Portuguese government needs to beef up marketing of country’s wines in new markets as US tariff threat looms
The Confederation of Farmers of Portugal (CAP) has called on the government to “actively protect Portugal’s wine sector”, which faces being “heavily penalised” following the tariff war between the United States and the European Union, urging it to “present a robust short-term plan” that boosts funds allocated to marketing so that the sector can grow in other foreign markets.
In a statement sent to newsrooms, the CAP maintains that the Government, despite resigning and remaining in a caretaking role, has “all the tools and conditions” to protect the Portuguese wine sector, which “accounts for more than 300,000 operators throughout the value chain, from production to sale”.
It states that it is not only the producers that export to the US that are affected; it is the entire chain that stands to lose with the deteriorating commercial and market conditions resulting from the trade war,” it says.

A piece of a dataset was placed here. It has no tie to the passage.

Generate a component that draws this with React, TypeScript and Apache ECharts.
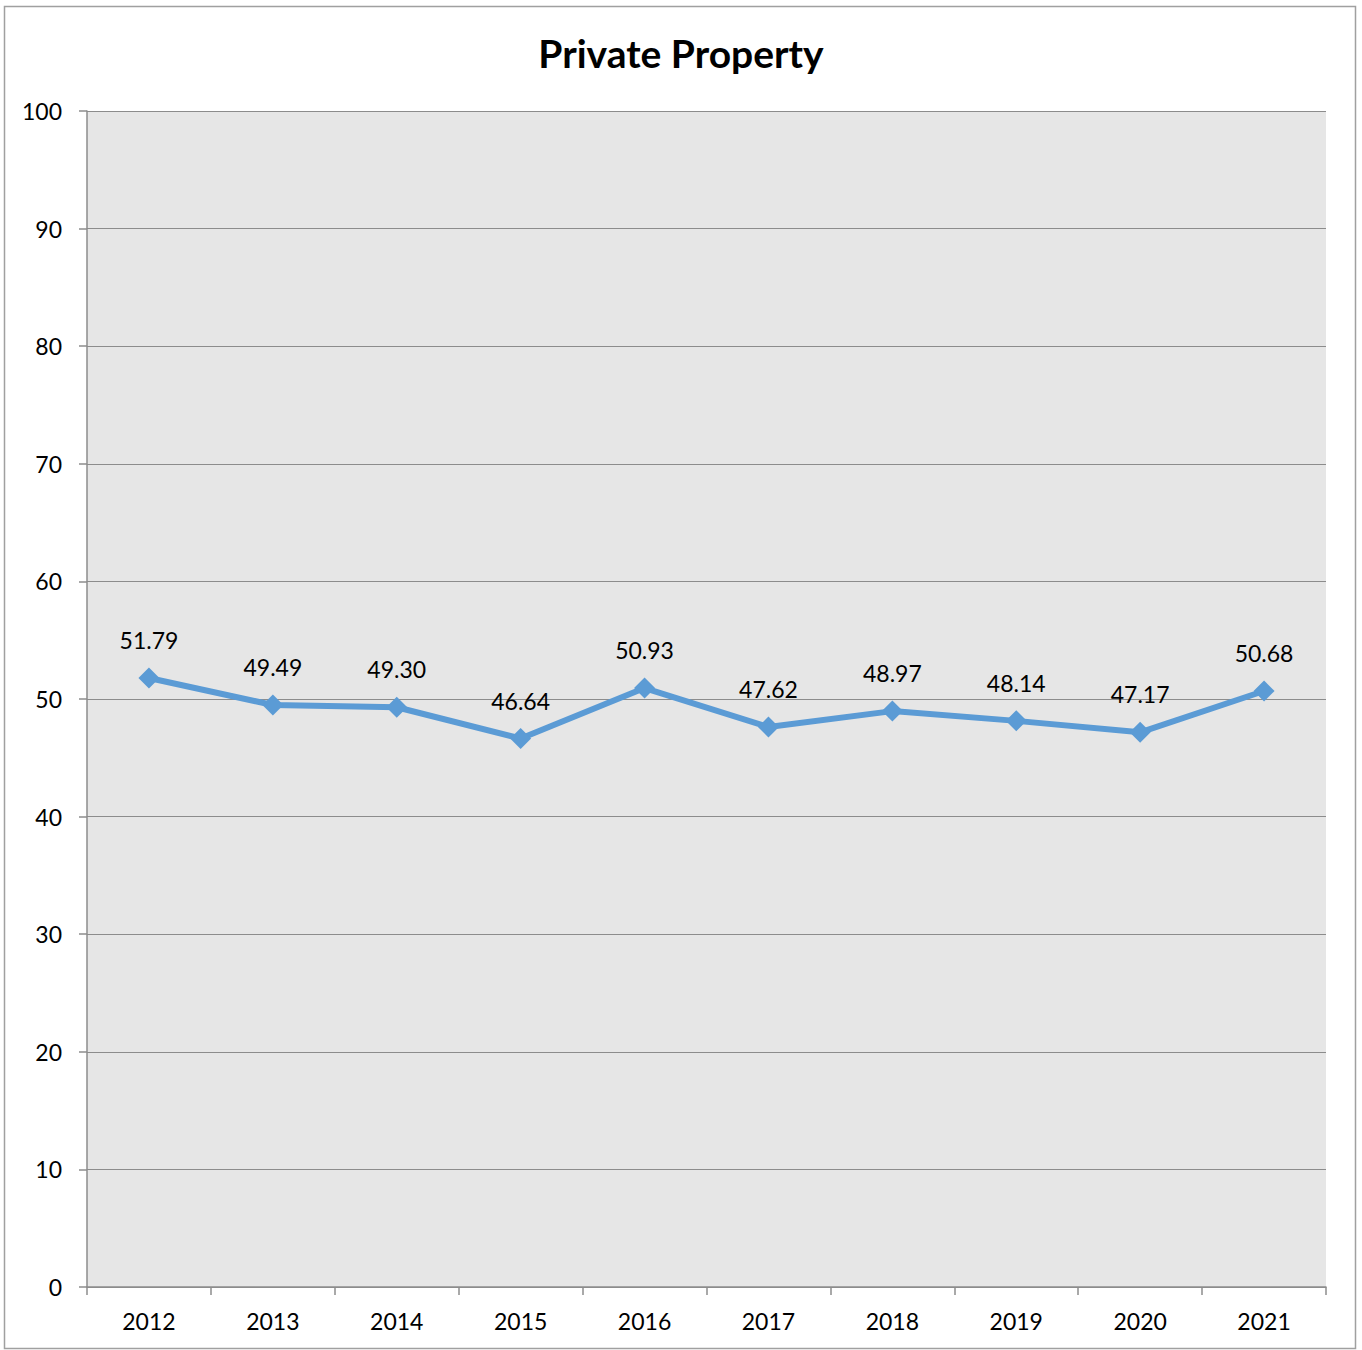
import React, { useEffect, useRef } from "react";
import * as echarts from "echarts";

const years = ["2012", "2013", "2014", "2015", "2016", "2017", "2018", "2019", "2020", "2021"];
const values = [51.79, 49.49, 49.3, 46.64, 50.93, 47.62, 48.97, 48.14, 47.17, 50.68];
const yTicks = { min: 0, max: 100, interval: 10 };
const title = "Private Property";

export default function App() {
  const ref = useRef<HTMLDivElement>(null);
  useEffect(() => {
    const chart = echarts.init(ref.current!, null, { renderer: "svg" });
    const font = "Lato, 'Open Sans', sans-serif";
    chart.setOption({
      animation: false,
      backgroundColor: "#ffffff",
      title: {
        text: title,
        left: "center",
        top: 28,
        textStyle: { fontFamily: font, fontSize: 39, fontWeight: "bold", color: "#000" },
      },
      graphic: [
        {
          type: "rect",
          shape: { x: 4.5, y: 6.5, width: 1351, height: 1342 },
          style: { fill: "none", stroke: "#a0a0a0", lineWidth: 1.5 },
          silent: true,
        },
      ],
      grid: { left: 87, right: 36, top: 111, bottom: 63, show: true, backgroundColor: "#e6e6e6", borderWidth: 0 },
      xAxis: {
        type: "category",
        data: years,
        boundaryGap: true,
        axisLine: { show: true, lineStyle: { color: "#8c8c8c", width: 1.5 } },
        axisTick: { show: true, alignWithLabel: false, length: 8, lineStyle: { color: "#8c8c8c", width: 1.5 } },
        axisLabel: { fontFamily: font, fontSize: 23, color: "#000", margin: 22 },
      },
      yAxis: {
        type: "value",
        min: yTicks.min,
        max: yTicks.max,
        interval: yTicks.interval,
        axisLine: { show: true, lineStyle: { color: "#8c8c8c", width: 1.5 } },
        axisTick: { show: true, length: 8, lineStyle: { color: "#8c8c8c", width: 1.5 } },
        axisLabel: { fontFamily: font, fontSize: 23, color: "#000", margin: 25 },
        splitLine: { show: true, lineStyle: { color: "#8c8c8c", width: 1.2 } },
      },
      series: [
        {
          type: "line",
          data: values,
          symbol: "diamond",
          symbolSize: 21,
          lineStyle: { color: "#5b9bd5", width: 6 },
          itemStyle: { color: "#5b9bd5" },
          label: {
            show: true,
            position: "top",
            distance: 16,
            fontFamily: font,
            fontSize: 23,
            color: "#000",
            formatter: (p: any) => p.value.toFixed(2),
          },
        },
      ],
    });
    return () => chart.dispose();
  }, []);
  return <div ref={ref} style={{ position: "absolute", left: 0, top: 0, width: 1362, height: 1350 }} />;
}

The CAP was referring to the threat by US President Donald Trump of slapping a 200% increase in tariffs on European wines, in response to the announcement by the European Union that, in retaliation against the increase in tariffs on steel and aluminum imports, it will impose tariffs on products from the US such as bourbon.
Despite recalling that there is a World Trade Organisation to resolve disputes between Member States, CAP maintains that “the European Union obviously cannot stand idly by and watch the imposition of customs tariffs by any State and must respond quickly, proportionately, but intelligently to any attack on its interests”, although it calls for a rationale behind the decisions.
“Retaliating for the sake of retaliating, without looking at the consequences for the economy and society is something that has to be absolutely avoided by those who govern us, in Portugal and in Brussels. In this sense, the Portuguese Government must contribute to minimising this situation, asking Brussels that it carefully reconsider the products covered”.
Moreover, “because the sector cannot wait for this problem to be solved or for another one to arise in the meantime, it is essential that the government draw up a robust financial package for the marketing of Portuguese wines so that companies can gain a share in alternative export markets”, it says, recalling that last year, wine exports to the US market were worth about €100 million.